THE federal cabinet took two correct decisions in its meeting on Wednesday.
One was to send the changes to the net metering policy back to the energy ministry for reconsideration. And the other was to reinstate a tax rebate allowed to researchers and teachers in higher education institutions which everyone was told suddenly in December 2024 had been withdrawn in the budget announced in June 2022.
In both instances, we had a story that was rather typical of how things are done in Pakistan, and how it presents us with a problem to be solved. In the case of the solar policy, the energy ministry literally took the explosive success of their last net metering policy and presented it as a failure, arguing that all the beneficiaries of that policy were “elites” who had become a burden on the power system, and carrying this burden was the main reason that electricity bills had become so expensive.
This was a rather odd way to perceive success. One would think if they were able to add something like 7,100 megawatts of power generation capacity without paying anything from the state’s own money it would be a good thing. They said that 283,000 households had availed of the net metering policy, and this number was very small by comparison to the 40 million households on the grid.
The enduring problem here is that this figure — 283,000 — actually needs to rise to 40m, and the question they should have jumped to ask themselves was ‘what’s the best way to get there?’ Instead, they asked ‘how do we stop this?’
All’s well that ends well. But it’s a good idea nonetheless to find lessons to draw from such episodes.
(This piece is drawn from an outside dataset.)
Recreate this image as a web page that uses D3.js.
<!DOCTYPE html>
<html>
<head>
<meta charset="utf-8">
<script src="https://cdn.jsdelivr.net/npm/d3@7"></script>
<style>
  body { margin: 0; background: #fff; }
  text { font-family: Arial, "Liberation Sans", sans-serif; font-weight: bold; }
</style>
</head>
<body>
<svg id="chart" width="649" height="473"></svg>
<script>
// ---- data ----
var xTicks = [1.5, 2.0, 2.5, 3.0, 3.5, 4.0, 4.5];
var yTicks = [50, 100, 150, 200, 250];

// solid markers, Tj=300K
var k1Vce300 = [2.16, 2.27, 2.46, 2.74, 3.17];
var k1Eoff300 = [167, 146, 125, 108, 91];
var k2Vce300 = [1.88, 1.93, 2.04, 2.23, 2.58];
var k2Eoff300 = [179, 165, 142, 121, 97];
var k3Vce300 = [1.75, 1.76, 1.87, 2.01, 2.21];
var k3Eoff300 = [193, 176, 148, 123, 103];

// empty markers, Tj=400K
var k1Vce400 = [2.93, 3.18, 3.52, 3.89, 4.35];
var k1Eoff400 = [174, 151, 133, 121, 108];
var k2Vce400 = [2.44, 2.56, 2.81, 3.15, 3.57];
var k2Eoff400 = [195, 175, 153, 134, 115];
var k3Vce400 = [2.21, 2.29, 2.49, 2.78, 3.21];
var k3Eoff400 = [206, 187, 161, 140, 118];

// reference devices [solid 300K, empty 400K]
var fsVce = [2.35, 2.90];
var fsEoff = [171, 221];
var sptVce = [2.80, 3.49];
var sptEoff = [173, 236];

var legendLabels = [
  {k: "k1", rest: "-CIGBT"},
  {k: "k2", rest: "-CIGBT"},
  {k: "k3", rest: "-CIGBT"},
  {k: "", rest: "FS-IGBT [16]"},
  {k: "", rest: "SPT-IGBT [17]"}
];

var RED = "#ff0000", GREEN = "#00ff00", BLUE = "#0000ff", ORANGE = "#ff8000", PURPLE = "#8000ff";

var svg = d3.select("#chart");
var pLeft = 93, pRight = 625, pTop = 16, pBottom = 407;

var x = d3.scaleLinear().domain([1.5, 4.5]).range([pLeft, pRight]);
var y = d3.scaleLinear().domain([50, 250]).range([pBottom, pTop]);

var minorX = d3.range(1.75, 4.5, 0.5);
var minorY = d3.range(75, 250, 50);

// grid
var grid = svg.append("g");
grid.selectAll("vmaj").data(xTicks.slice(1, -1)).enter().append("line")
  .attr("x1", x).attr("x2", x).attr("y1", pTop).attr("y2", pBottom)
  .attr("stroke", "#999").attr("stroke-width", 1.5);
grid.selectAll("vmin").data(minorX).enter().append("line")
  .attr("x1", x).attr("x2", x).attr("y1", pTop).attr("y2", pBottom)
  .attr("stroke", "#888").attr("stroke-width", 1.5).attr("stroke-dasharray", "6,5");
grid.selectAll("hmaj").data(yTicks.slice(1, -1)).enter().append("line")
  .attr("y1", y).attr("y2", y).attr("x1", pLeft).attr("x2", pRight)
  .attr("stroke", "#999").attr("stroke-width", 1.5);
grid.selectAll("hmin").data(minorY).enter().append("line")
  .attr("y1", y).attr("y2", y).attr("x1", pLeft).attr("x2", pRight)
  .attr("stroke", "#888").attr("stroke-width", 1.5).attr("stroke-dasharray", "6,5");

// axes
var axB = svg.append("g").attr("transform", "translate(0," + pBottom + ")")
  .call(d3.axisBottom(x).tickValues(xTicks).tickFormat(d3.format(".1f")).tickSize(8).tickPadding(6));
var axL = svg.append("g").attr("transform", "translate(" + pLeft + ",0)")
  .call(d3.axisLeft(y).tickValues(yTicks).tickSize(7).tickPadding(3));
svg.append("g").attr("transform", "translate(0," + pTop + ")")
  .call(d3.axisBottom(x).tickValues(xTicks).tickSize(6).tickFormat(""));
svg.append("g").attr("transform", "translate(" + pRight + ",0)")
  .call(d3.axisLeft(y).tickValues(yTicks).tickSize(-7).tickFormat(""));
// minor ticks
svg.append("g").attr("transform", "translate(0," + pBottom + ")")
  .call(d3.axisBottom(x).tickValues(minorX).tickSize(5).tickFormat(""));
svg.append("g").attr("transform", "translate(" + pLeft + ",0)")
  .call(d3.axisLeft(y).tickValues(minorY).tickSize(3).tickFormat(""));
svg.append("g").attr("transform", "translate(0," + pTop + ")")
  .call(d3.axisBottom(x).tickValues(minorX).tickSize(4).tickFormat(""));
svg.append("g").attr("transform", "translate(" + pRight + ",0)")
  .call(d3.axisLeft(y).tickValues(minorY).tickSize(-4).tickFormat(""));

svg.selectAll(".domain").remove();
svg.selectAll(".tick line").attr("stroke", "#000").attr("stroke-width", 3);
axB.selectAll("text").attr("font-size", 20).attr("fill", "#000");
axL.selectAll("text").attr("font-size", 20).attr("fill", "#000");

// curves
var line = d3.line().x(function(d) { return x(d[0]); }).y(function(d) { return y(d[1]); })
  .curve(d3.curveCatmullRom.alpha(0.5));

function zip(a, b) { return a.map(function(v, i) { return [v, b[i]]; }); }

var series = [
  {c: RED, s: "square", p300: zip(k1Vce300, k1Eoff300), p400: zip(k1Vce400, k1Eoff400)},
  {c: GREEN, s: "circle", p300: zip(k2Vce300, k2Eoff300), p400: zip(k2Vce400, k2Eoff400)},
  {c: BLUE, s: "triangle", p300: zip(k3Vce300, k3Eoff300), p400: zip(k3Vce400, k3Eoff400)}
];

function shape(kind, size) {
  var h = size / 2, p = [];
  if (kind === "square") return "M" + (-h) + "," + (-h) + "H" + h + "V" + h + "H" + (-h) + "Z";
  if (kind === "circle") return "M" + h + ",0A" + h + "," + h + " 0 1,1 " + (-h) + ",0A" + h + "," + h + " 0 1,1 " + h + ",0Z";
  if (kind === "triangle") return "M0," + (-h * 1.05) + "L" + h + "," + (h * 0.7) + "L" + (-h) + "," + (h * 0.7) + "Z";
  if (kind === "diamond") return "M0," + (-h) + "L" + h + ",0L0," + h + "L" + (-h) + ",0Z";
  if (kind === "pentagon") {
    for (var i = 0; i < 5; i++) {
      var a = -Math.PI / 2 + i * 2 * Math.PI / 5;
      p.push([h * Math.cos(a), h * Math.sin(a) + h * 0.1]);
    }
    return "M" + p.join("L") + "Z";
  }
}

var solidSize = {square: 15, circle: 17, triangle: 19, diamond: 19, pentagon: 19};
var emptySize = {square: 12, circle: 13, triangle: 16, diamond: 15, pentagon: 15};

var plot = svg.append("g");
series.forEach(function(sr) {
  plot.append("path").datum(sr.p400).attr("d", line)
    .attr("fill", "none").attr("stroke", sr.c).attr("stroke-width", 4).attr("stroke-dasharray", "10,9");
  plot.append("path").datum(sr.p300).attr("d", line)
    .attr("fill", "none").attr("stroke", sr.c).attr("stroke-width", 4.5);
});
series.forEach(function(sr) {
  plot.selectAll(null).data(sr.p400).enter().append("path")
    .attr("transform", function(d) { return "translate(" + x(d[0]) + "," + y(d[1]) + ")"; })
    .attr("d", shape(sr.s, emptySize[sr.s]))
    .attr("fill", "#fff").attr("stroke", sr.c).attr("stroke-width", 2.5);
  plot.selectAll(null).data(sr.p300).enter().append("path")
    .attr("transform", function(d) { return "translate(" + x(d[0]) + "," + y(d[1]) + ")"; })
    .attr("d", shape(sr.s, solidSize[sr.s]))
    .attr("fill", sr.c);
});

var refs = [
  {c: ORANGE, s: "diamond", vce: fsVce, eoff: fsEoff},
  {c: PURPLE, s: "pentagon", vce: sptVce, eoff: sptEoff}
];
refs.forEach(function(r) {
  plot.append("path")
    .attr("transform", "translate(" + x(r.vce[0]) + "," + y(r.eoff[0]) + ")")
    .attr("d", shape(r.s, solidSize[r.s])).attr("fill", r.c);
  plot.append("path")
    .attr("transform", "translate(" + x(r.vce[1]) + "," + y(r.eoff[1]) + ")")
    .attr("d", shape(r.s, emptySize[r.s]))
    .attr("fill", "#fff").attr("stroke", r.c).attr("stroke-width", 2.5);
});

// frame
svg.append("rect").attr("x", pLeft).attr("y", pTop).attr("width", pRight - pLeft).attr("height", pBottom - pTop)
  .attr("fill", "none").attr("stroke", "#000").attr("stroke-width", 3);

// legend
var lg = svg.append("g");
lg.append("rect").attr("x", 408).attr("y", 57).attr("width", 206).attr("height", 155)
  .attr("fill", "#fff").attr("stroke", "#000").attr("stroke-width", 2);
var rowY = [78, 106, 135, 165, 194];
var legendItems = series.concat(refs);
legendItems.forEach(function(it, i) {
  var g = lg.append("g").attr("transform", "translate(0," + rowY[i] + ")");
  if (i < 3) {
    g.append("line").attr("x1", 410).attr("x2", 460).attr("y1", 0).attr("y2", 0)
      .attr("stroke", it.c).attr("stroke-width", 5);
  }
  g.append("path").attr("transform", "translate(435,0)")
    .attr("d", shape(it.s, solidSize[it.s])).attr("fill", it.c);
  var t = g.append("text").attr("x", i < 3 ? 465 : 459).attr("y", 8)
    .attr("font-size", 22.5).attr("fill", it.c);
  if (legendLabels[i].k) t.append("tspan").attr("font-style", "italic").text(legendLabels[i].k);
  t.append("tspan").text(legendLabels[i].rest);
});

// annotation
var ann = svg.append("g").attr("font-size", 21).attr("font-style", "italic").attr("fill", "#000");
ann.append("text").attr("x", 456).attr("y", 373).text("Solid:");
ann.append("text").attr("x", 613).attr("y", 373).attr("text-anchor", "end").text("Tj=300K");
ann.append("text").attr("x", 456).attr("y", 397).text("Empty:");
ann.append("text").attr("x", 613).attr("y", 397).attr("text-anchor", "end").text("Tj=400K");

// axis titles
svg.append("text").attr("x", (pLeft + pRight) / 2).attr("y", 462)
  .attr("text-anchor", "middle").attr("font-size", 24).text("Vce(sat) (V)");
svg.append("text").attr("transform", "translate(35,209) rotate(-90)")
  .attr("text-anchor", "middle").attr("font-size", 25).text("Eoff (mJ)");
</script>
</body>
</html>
It was something similar with the withdrawal of the tax rebate. I use this as an example because it impacted non-elite incomes, which have been under the anvil in any case as the government struggles to stabilise its fiscal equation, and also because it is illustrative of the way in which our tax bureaucracy has grown accustomed to operating over the decades. All those who run a business of their own have horror stories to share of their experiences with the tax authorities.
In the case of the rebate in question, universities around Punjab received a notice from their higher education department of the provincial government informing that ‘Clause 2, Part III, Second Schedule of the Income Tax Ordinance 2001 has been omitted’ in the Finance Act 2022. The clause covers the rebate enjoyed by teachers and researchers, and other notices served to the universities said that they will have to recover arrears from the previous two years as well.
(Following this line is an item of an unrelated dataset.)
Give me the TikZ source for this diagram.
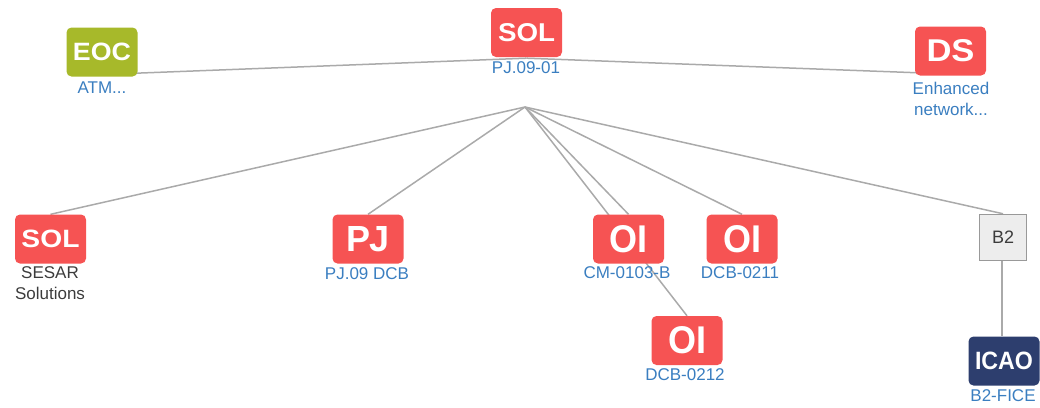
\documentclass[tikz,border=0pt]{standalone}
\usepackage{fontspec}
\setmainfont{Liberation Sans}
\usepackage{graphicx}
\usetikzlibrary{backgrounds}
\definecolor{redbox}{RGB}{246,83,83}
\definecolor{olivebox}{RGB}{167,185,42}
\definecolor{navybox}{RGB}{45,62,110}
\definecolor{lblblue}{RGB}{58,126,192}
\definecolor{edgegray}{RGB}{170,170,170}
\definecolor{txtgray}{RGB}{60,60,60}
\newcommand\fitlbl[3]{\resizebox{#1pt}{#2pt}{\bfseries #3}}
\tikzset{
  box/.style={rectangle, rounded corners=5pt, minimum width=71pt, minimum height=49pt, inner sep=0pt, text=white},
  redb/.style={box, fill=redbox},
  lbl/.style={inner sep=0pt, text=lblblue, font=\fontsize{17}{21}\selectfont, align=center},
  edge/.style={draw=edgegray, line width=1.5pt},
}
\begin{document}
\begin{tikzpicture}[x=1pt,y=-1pt]
\useasboundingbox (0,0) rectangle (1040,407);
% boxes
\node[redb] (solT) at (526.5,32.5) {\fitlbl{57}{18}{SOL}};
\node[box, fill=olivebox] (eoc) at (102,52) {\fitlbl{58}{17.5}{EOC}};
\node[redb] (ds) at (950.5,51) {\fitlbl{48}{22}{DS}};
\node[redb] (solL) at (50.5,239) {\fitlbl{58}{17.5}{SOL}};
\node[redb] (pj) at (368,239) {\fitlbl{44}{25}{PJ}};
\node[redb] (oiA) at (628.5,239) {\fitlbl{38}{27}{OI}};
\node[redb] (oiB) at (742,239) {\fitlbl{38}{27}{OI}};
\node[redb] (oiC) at (687,340.5) {\fitlbl{38}{27}{OI}};
\node[rectangle, fill=black!7, draw=black!40, line width=1.5pt, minimum width=47pt, minimum height=46pt, inner sep=0pt, text=txtgray, font=\fontsize{18}{20}\selectfont] (b2) at (1003,237.5) {B2};
\node[box, fill=navybox] (icao) at (1004,361) {\fitlbl{58}{17.5}{ICAO}};
% labels
\node[lbl] (lsolT) at (526,67.5) {PJ.09-01};
\node[lbl] (leoc) at (102,87.5) {ATM...};
\node[lbl] (lds) at (951,99) {Enhanced\\network...};
\node[lbl, text=txtgray] (lsolL) at (50,283) {SESAR\\Solutions};
\node[lbl] (lpj) at (367,273.5) {PJ.09 DCB};
\node[lbl] (loiA) at (627,273) {CM-0103-B};
\node[lbl] (loiB) at (740,273) {DCB-0211};
\node[lbl] (loiC) at (685,375) {DCB-0212};
\node[lbl] (licao) at (1003,396) {B2-FICE};
\coordinate (hub) at (525,107);
\coordinate (solS) at ([yshift=-1pt]solT.south);
\coordinate (eocE) at ([yshift=-22.5pt]eoc.center);
\coordinate (dsE) at ([yshift=-23pt]ds.center);
% edges
\begin{pgfonlayer}{background}
\draw[edge] (solS) -- (eocE);
\draw[edge] (solS) -- (dsE);
\draw[edge] (hub) -- (solL.north);
\draw[edge] (hub) -- (pj.north);
\draw[edge] (hub) -- (oiA.north);
\draw[edge] (hub) -- (oiB.north);
\draw[edge] (hub) -- (oiC.north);
\draw[edge] (hub) -- (b2.north);
\draw[edge] ([xshift=-1pt]b2.south) -- ([xshift=-1pt]b2.south |- icao.north);
\end{pgfonlayer}
\end{tikzpicture}
\end{document}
Now you might surmise that teachers and researchers in Pakistan’s higher education system are not exactly ‘elites’, and undoubtedly many were quite worried that a very steep tax bill is about to be dropped on them for something that nobody even knew about for two years. If the said rebate was withdrawn in 2022, how come everyone was asleep since then and only woke up in December 2024 to start demanding recovery of this tax, along with arrears?
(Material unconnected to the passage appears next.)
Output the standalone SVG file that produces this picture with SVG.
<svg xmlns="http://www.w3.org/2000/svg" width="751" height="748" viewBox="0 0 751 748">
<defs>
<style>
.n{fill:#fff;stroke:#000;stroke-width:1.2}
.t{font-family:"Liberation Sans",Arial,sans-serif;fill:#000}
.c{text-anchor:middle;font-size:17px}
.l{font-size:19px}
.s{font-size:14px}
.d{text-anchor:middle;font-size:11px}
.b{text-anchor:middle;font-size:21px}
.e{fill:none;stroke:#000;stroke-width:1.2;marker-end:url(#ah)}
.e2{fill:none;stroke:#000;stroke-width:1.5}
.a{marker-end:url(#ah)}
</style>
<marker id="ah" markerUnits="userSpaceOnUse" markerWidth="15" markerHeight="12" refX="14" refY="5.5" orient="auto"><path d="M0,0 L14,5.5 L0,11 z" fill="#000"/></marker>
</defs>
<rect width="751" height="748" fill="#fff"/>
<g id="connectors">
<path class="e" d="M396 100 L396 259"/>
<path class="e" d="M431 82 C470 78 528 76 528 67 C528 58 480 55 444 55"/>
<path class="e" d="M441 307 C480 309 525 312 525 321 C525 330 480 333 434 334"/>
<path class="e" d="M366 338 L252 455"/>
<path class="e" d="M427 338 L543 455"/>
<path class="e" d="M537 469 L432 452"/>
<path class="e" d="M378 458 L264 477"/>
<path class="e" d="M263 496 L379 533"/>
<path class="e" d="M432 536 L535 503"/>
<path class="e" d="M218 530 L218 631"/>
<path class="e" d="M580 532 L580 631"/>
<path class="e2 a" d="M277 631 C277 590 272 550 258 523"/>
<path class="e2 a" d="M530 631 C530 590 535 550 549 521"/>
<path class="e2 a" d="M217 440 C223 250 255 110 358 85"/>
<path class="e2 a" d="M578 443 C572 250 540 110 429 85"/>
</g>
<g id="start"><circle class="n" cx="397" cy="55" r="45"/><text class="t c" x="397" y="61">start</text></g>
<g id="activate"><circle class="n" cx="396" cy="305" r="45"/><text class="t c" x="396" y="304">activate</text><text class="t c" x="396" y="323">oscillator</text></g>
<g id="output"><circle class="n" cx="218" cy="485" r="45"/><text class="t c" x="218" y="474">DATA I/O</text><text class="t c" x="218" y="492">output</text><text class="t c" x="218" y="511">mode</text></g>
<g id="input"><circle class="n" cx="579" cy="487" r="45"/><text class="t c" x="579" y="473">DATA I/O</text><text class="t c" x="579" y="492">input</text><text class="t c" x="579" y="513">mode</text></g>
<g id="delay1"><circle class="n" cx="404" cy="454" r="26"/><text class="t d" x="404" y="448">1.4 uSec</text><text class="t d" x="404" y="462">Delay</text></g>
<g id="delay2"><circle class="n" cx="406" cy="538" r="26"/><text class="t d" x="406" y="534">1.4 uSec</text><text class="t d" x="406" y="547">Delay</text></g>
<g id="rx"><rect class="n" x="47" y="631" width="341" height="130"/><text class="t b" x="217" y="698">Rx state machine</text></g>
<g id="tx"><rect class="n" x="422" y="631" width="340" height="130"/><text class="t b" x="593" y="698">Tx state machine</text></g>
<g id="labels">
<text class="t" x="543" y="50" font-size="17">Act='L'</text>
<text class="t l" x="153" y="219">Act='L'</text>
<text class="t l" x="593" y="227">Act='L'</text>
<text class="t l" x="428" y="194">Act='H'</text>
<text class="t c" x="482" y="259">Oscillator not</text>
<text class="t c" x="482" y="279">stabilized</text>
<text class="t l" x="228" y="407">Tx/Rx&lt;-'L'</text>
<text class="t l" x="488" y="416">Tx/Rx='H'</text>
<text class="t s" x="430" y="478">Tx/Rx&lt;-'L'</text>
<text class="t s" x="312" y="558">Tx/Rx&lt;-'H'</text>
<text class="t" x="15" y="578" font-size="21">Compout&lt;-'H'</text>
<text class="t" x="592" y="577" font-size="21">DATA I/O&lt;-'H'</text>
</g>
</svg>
Luckily better sense prevailed. News reports appeared shortly afterwards, citing the finance minister saying the government was asking the IMF for permission to allow this rebate to continue, and by now it appears this permission has been granted and the cabinet has agreed to reintroduce the rebate via some kind of legislative action, either an ordinance or perhaps inclusion in the money bill for the next budget and give it retrospective effect.
All’s well that ends well. But it’s a good idea nonetheless to find lessons to draw from such episodes. Lesson one, the big mistake the energy ministry made was to mismanage the messaging around its net metering policy revision. They cast the beneficiaries of their own policy as a “burden” and presented the explosive growth of solar rooftop generation in the country as a problem to be solved. Instead, the simplest thing to do was to say ’our net metering policy has been a massive success, we have seen explosive growth in the adoption of clean, green solar rooftop generation as a result of it, and the cost of one unit of solar power has dropped massively.
Now the government wishes to pass the benefit of this price drop to the people, and the revised net metering policy will ensure this by aligning the net metering rate with the tariff paid to commercial, utility scale providers since last year’.
It’s one important rule of running policy: own your success! Don’t badmouth the beneficiaries of your own policy! If someone has benefited from your policy, present it as a benefit for the country, and present the revision you are seeking to make as the next step in the whole process of ‘going green’.
But our power sector bureaucrats are busy solving the wrong problem. Instead, they made the energy minister go public about his ‘fixed costs’, and made him present their transmission and distribution losses as a problem that the public needs to pay for. It is not the obligation of power consumers to pay for the minister’s ‘fixed costs’ or to carry his losses, especially if there is an alternative available to us.
Likewise the tax rebate. It is good that the cabinet and the IMF agreed to bring it back. But the suddenness with which it was discovered that this rebate is “omitted” and notices started being served on universities speaks to how a predatory culture has taken root in the tax bureaucracy.
How could they think they could simply serve these notices and start collecting taxes without raising very important questions about their own professionalism and competence? It is this impunity within which the tax officialdom operates and which presents a problem here. Both episodes are solved, for now, but let’s hope the higher-ups in the respective bureaucracies and their ministers will deign to derive some lessons from them. Taxpayers and power consumers are not lambs to be fleeced at will.
The writer is a business and economy journalist.